Transcribe the material exactly. Images do not belong in the copy.

• [Data excerpt]
START
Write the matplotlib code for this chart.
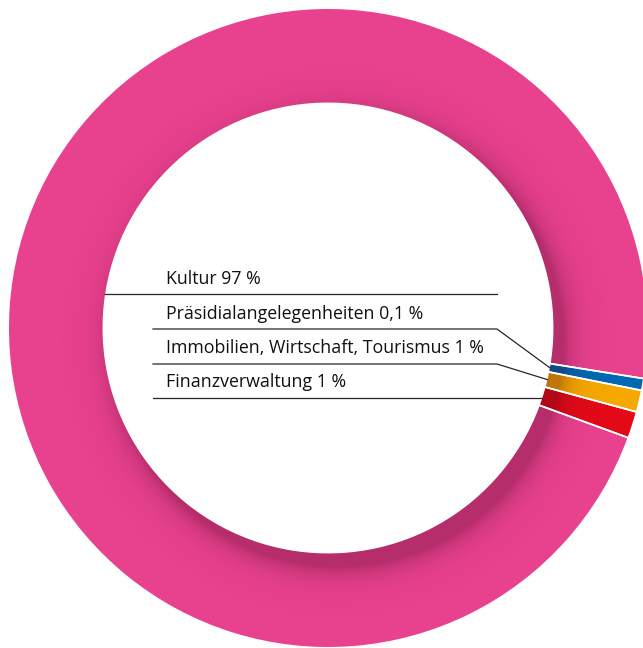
import numpy as np
import matplotlib
matplotlib.use("Agg")
import matplotlib.pyplot as plt
from matplotlib.patches import Wedge

# ---- data ----
categories = ["Kultur", "Präsidialangelegenheiten",
              "Immobilien, Wirtschaft, Tourismus", "Finanzverwaltung"]
shares = [96.95, 0.6, 1.1, 1.35]          # slice sizes as drawn
pct_labels = ["97 %", "0,1 %", "1 %", "1 %"]
colors = ["#E8418E", "#0069B3", "#F6A800", "#E30A17"]

W, H = 643, 648
fig = plt.figure(figsize=(W / 100, H / 100), dpi=100)
ax = fig.add_axes([0, 0, 1, 1])

cx, cy_img = 328, 328
cy = H - cy_img
R, r_in = 319, 225.5
ring_w = R - r_in

# draw order: small slices first (clockwise from just below 3 o'clock), then Kultur
order = [1, 2, 3, 0]
vals = [shares[i] for i in order]
cols = [colors[i] for i in order]
wedges, _ = ax.pie(vals, colors=cols, startangle=-9.1, counterclock=False,
                   radius=R, center=(cx, cy),
                   wedgeprops=dict(width=ring_w, linewidth=0))

ax.set_xlim(0, W)
ax.set_ylim(0, H)
ax.set_aspect("equal")
ax.axis("off")

# ---- inner shadow ----
yy, xx = np.mgrid[0:H, 0:W] + 0.5
ox, oy = 10, 13
d = np.hypot(xx - (cx + ox), yy - (cy_img + oy))
s = d - r_in
amax, L = 0.30, 12.0
alpha = amax * np.exp(-np.clip(s, 0, None) / L)
rgba = np.zeros((H, W, 4))
rgba[..., 0] = 0.25
rgba[..., 1] = 0.0
rgba[..., 2] = 0.1
rgba[..., 3] = alpha
im = ax.imshow(rgba, extent=(0, W, 0, H), origin="upper", zorder=2,
               interpolation="bilinear")
ring = Wedge((cx, cy), R, 0, 360, width=ring_w, transform=ax.transData)
im.set_clip_path(ring)
ax.set_xlim(0, W)
ax.set_ylim(0, H)

# ---- white separators ----
for w in wedges:
    for th in (w.theta1, w.theta2):
        t = np.deg2rad(th)
        ax.plot([cx + (r_in - 1) * np.cos(t), cx + (R + 2) * np.cos(t)],
                [cy + (r_in - 1) * np.sin(t), cy + (R + 2) * np.sin(t)],
                color="white", lw=1.2, zorder=3, solid_capstyle="butt")

# ---- labels and leader lines ----
line_col = "#262626"
text_x = 166
baselines_img = [284, 319, 353, 387]
lines_img = [294, 329, 364, 398]
knee_x = 497
fs = 12.8
for k, (cat, pl) in enumerate(zip(categories, pct_labels)):
    ax.text(text_x, H - baselines_img[k], f"{cat} {pl}", fontsize=fs,
            family=["Open Sans", "DejaVu Sans"], color="#111111",
            va="baseline", ha="left", zorder=4)

# Kultur line: from inner edge to knee
yl = lines_img[0]
xl = cx - np.sqrt(r_in**2 - (yl - cy_img) ** 2)
ax.plot([xl, knee_x], [H - yl, H - yl], color=line_col, lw=0.9, zorder=4)

# small slices: horizontal then diagonal to slice mid-angle on inner edge
for k in (1, 2):
    w = wedges[order.index(k)]
    mid = np.deg2rad((w.theta1 + w.theta2) / 2)
    ex, ey = cx + r_in * np.cos(mid), cy + r_in * np.sin(mid)
    yl = lines_img[k]
    ax.plot([153, knee_x, ex], [H - yl, H - yl, ey], color=line_col, lw=0.9,
            zorder=4)

# Finanzverwaltung: straight line to inner edge
yl = lines_img[3]
xe = cx + np.sqrt(r_in**2 - (yl - cy_img) ** 2)
ax.plot([153, xe], [H - yl, H - yl], color=line_col, lw=0.9, zorder=4)

fig.savefig("out.png", dpi=100)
END
• [Finished answer]
Write the matplotlib code for this chart.
import numpy as np
import matplotlib
matplotlib.use("Agg")
import matplotlib.pyplot as plt
from matplotlib.patches import Wedge

# ---- data ----
categories = ["Kultur", "Präsidialangelegenheiten",
              "Immobilien, Wirtschaft, Tourismus", "Finanzverwaltung"]
shares = [96.95, 0.6, 1.1, 1.35]          # slice sizes as drawn
pct_labels = ["97 %", "0,1 %", "1 %", "1 %"]
colors = ["#E8418E", "#0069B3", "#F6A800", "#E30A17"]

W, H = 643, 648
fig = plt.figure(figsize=(W / 100, H / 100), dpi=100)
ax = fig.add_axes([0, 0, 1, 1])

cx, cy_img = 328, 328
cy = H - cy_img
R, r_in = 319, 225.5
ring_w = R - r_in

# draw order: small slices first (clockwise from just below 3 o'clock), then Kultur
order = [1, 2, 3, 0]
vals = [shares[i] for i in order]
cols = [colors[i] for i in order]
wedges, _ = ax.pie(vals, colors=cols, startangle=-9.1, counterclock=False,
                   radius=R, center=(cx, cy),
                   wedgeprops=dict(width=ring_w, linewidth=0))

ax.set_xlim(0, W)
ax.set_ylim(0, H)
ax.set_aspect("equal")
ax.axis("off")

# ---- inner shadow ----
yy, xx = np.mgrid[0:H, 0:W] + 0.5
ox, oy = 10, 13
d = np.hypot(xx - (cx + ox), yy - (cy_img + oy))
s = d - r_in
amax, L = 0.30, 12.0
alpha = amax * np.exp(-np.clip(s, 0, None) / L)
rgba = np.zeros((H, W, 4))
rgba[..., 0] = 0.25
rgba[..., 1] = 0.0
rgba[..., 2] = 0.1
rgba[..., 3] = alpha
im = ax.imshow(rgba, extent=(0, W, 0, H), origin="upper", zorder=2,
               interpolation="bilinear")
ring = Wedge((cx, cy), R, 0, 360, width=ring_w, transform=ax.transData)
im.set_clip_path(ring)
ax.set_xlim(0, W)
ax.set_ylim(0, H)

# ---- white separators ----
for w in wedges:
    for th in (w.theta1, w.theta2):
        t = np.deg2rad(th)
        ax.plot([cx + (r_in - 1) * np.cos(t), cx + (R + 2) * np.cos(t)],
                [cy + (r_in - 1) * np.sin(t), cy + (R + 2) * np.sin(t)],
                color="white", lw=1.2, zorder=3, solid_capstyle="butt")

# ---- labels and leader lines ----
line_col = "#262626"
text_x = 166
baselines_img = [284, 319, 353, 387]
lines_img = [294, 329, 364, 398]
knee_x = 497
fs = 12.8
for k, (cat, pl) in enumerate(zip(categories, pct_labels)):
    ax.text(text_x, H - baselines_img[k], f"{cat} {pl}", fontsize=fs,
            family=["Open Sans", "DejaVu Sans"], color="#111111",
            va="baseline", ha="left", zorder=4)

# Kultur line: from inner edge to knee
yl = lines_img[0]
xl = cx - np.sqrt(r_in**2 - (yl - cy_img) ** 2)
ax.plot([xl, knee_x], [H - yl, H - yl], color=line_col, lw=0.9, zorder=4)

# small slices: horizontal then diagonal to slice mid-angle on inner edge
for k in (1, 2):
    w = wedges[order.index(k)]
    mid = np.deg2rad((w.theta1 + w.theta2) / 2)
    ex, ey = cx + r_in * np.cos(mid), cy + r_in * np.sin(mid)
    yl = lines_img[k]
    ax.plot([153, knee_x, ex], [H - yl, H - yl, ey], color=line_col, lw=0.9,
            zorder=4)

# Finanzverwaltung: straight line to inner edge
yl = lines_img[3]
xe = cx + np.sqrt(r_in**2 - (yl - cy_img) ** 2)
ax.plot([153, xe], [H - yl, H - yl], color=line_col, lw=0.9, zorder=4)

fig.savefig("out.png", dpi=100)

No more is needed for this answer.